La percezione è una scelta
Nella vita pensiamo che come percepiamo le cose esse siano.
“Se vedo verde, è verde.” Fino a che non scopro di essere daltonico e scopro che i colori che percepisco io non sono gli stessi degli altri.
“Non mi ama più perché non mi risponde ai messaggi!” Fino a che non scopro che quando è al lavoro spegne il cellulare personale, tanto per le emergenze sanno come rintracciarlo.
La nostra percezione è una delle risorse che abbiamo disponibili per poter superare i nostri momenti negativi e la cosa fantastica è possiamo imparare a cambiare la nostra percezione.
Possiamo cambiare il nostro punto di vista sulle situazioni, sulle persone, il significato che diamo alle parole, il modo di esprimere le nostre emozioni.
Ci sono modi diversi di percepire le stesse cose a seconda della persona, del momento, delle convinzioni o delle convinzioni di chi ci ha cresciuto e che abbiamo accettato.
Come scegliamo di reagire agli avvenimenti dipende solo da noi: un cane che corre per qualcuno è un’aggressione, per altri è una festa.
Il significato delle parole che usiamo spesso è diverso non solo dall'originale da vocabolario, ma è diverso anche rispetto al senso che gli altri danno alla stessa parola o al significato che noi abbiamo dato nel tempo. Le parole sono simboli e in quanto tali possono avere significati plurimi.
Per due fidanzati decidere di "fare famiglia" può avere un valore profondamente diverso: per uno significa sposarsi e avere figli, per l’altro può contemplare il matrimonio ma non la nascita di figli. Questa diversità può portare a delusione e insoddisfazione e può sfociare in separazione.
Per un bambino guidare significa essere seduto in braccio al papà e provare a girare il volante, ma non avrà lo stesso significato quando, ormai adulto, salirà alla guida di un’auto per superare l’esame per la patente di guida.
Sono situazioni semplici ed esemplificative, ma ciascuno di noi può aggiungere ulteriori esempi portati dalla vita personale o lavorativa. Noi possiamo sempre spostare il punto di osservazione delle situazioni, o sostituire con il dialogo la rigidità delle nostre convinzioni.
Lo stesso vale per la modalità con cui esprimiamo le emozioni.
Come ci hanno insegnato a manifestarle?
La gioia era permessa o al primo grido di entusiasmo ci zittivano? Esprimere la curiosità attraverso le domande era permesso? La rabbia veniva espressa o piuttosto trattenuta?

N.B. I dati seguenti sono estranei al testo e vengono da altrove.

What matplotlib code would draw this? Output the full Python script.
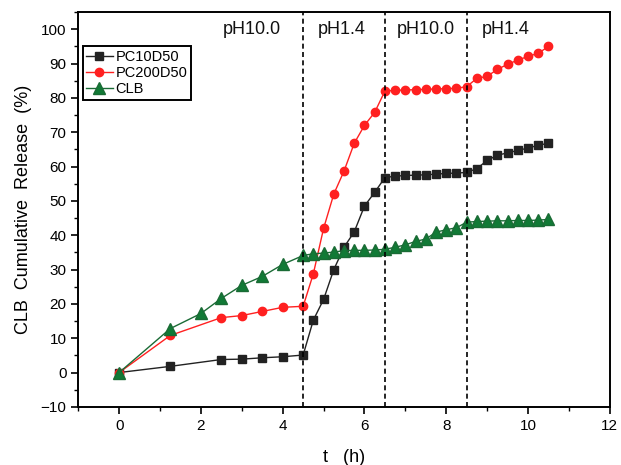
import matplotlib
matplotlib.use('Agg')
import matplotlib.pyplot as plt
from matplotlib.ticker import MultipleLocator

plt.rcParams['font.family'] = ['Liberation Sans', 'DejaVu Sans']

# tempos (h)
t_fase1 = [0, 1.25, 2.5, 3, 3.5, 4, 4.5]
t_clb1 = [0, 1.25, 2, 2.5, 3, 3.5, 4, 4.5]
t_resto = [4.75, 5.0, 5.25, 5.5, 5.75, 6.0, 6.25, 6.5,
           6.75, 7.0, 7.25, 7.5, 7.75, 8.0, 8.25, 8.5,
           8.75, 9.0, 9.25, 9.5, 9.75, 10.0, 10.25, 10.5]

pc10 = [0, 1.8, 3.8, 3.9, 4.3, 4.6, 5.1,
        15.3, 21.3, 30.0, 36.5, 41.0, 48.5, 52.5, 56.8,
        57.2, 57.4, 57.5, 57.6, 57.8, 58.0, 58.1, 58.3,
        59.4, 61.8, 63.3, 64.0, 64.7, 65.4, 66.2, 66.8]

pc200 = [0, 10.8, 16.0, 16.6, 17.8, 19.0, 19.3,
         28.8, 42.0, 52.0, 58.7, 66.8, 72.0, 75.8, 82.0,
         82.2, 82.3, 82.4, 82.5, 82.6, 82.7, 82.8, 83.3,
         85.7, 86.3, 88.3, 89.8, 91.0, 92.1, 93.0, 95.0]

clb = [0, 12.8, 17.2, 21.6, 25.4, 28.0, 31.5, 34.1,
       34.6, 34.8, 35.1, 35.5, 35.6, 35.6, 35.7, 35.9,
       36.5, 37.2, 38.2, 38.9, 40.9, 41.6, 42.2, 43.8,
       44.0, 44.1, 44.2, 44.2, 44.3, 44.3, 44.4, 44.6]

trocas = [4.5, 6.5, 8.5]
rotulos_ph = ['pH10.0', 'pH1.4', 'pH10.0', 'pH1.4']
pos_ph = [3.25, 5.45, 7.5, 9.45]

fig = plt.figure(figsize=(6.21, 4.65), dpi=100)
ax = fig.add_axes([0.126, 0.125, 0.856, 0.849])

ax.plot(t_fase1 + t_resto, pc10, '-s', color='#222222', markerfacecolor='#222222',
        markersize=6, linewidth=1.0, label='PC10D50')
ax.plot(t_fase1 + t_resto, pc200, '-o', color='#ff2020', markerfacecolor='#ff2020',
        markersize=6, linewidth=1.0, label='PC200D50')
ax.plot(t_clb1 + t_resto, clb, '-^', color='#1a6b35', markerfacecolor='#117a36',
        markersize=8, linewidth=1.0, label='CLB')

for x in trocas:
    ax.axvline(x, color='black', linestyle='--', linewidth=1.2, dashes=(3, 2))

for x, s in zip(pos_ph, rotulos_ph):
    ax.text(x, 100, s, ha='center', va='center', fontsize=13, color='#111111')

ax.set_xlim(-1, 12)
ax.set_ylim(-10, 105)
ax.xaxis.set_major_locator(MultipleLocator(2))
ax.xaxis.set_minor_locator(MultipleLocator(1))
ax.yaxis.set_major_locator(MultipleLocator(10))
ax.yaxis.set_minor_locator(MultipleLocator(5))
ax.tick_params(which='major', direction='out', length=5, width=1.2, labelsize=11)
ax.tick_params(which='minor', direction='out', length=3, width=1.0)
for s in ax.spines.values():
    s.set_linewidth(1.4)

ax.set_xlabel('t   (h)', fontsize=13, labelpad=12)
ax.set_ylabel('CLB  Cumulative  Release  (%)', fontsize=13, labelpad=6)

leg = ax.legend(loc='upper left', bbox_to_anchor=(0.0, 0.925), fontsize=10.5,
                fancybox=False, edgecolor='black', framealpha=1,
                handlelength=1.8, borderpad=0.25, labelspacing=0.15,
                handletextpad=0.2, borderaxespad=0.3)
leg.get_frame().set_linewidth(1.4)

fig.savefig('out.png', dpi=100)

In alcuni casi addirittura non si sa riconoscere le emozioni, non si sa dare loro un nome tanto sono state ignorate.
Questo non può che portare ad un cattivo rapporto con sé stessi e di conseguenza con gli altri: se non so distinguere tra rabbia e disgusto potrò esprimere tutte e due queste emozioni nello stesso modo creandomi situazioni di difficoltà interiori e con gli altri.
E’ con le nostre emozioni che scriviamo chi siamo.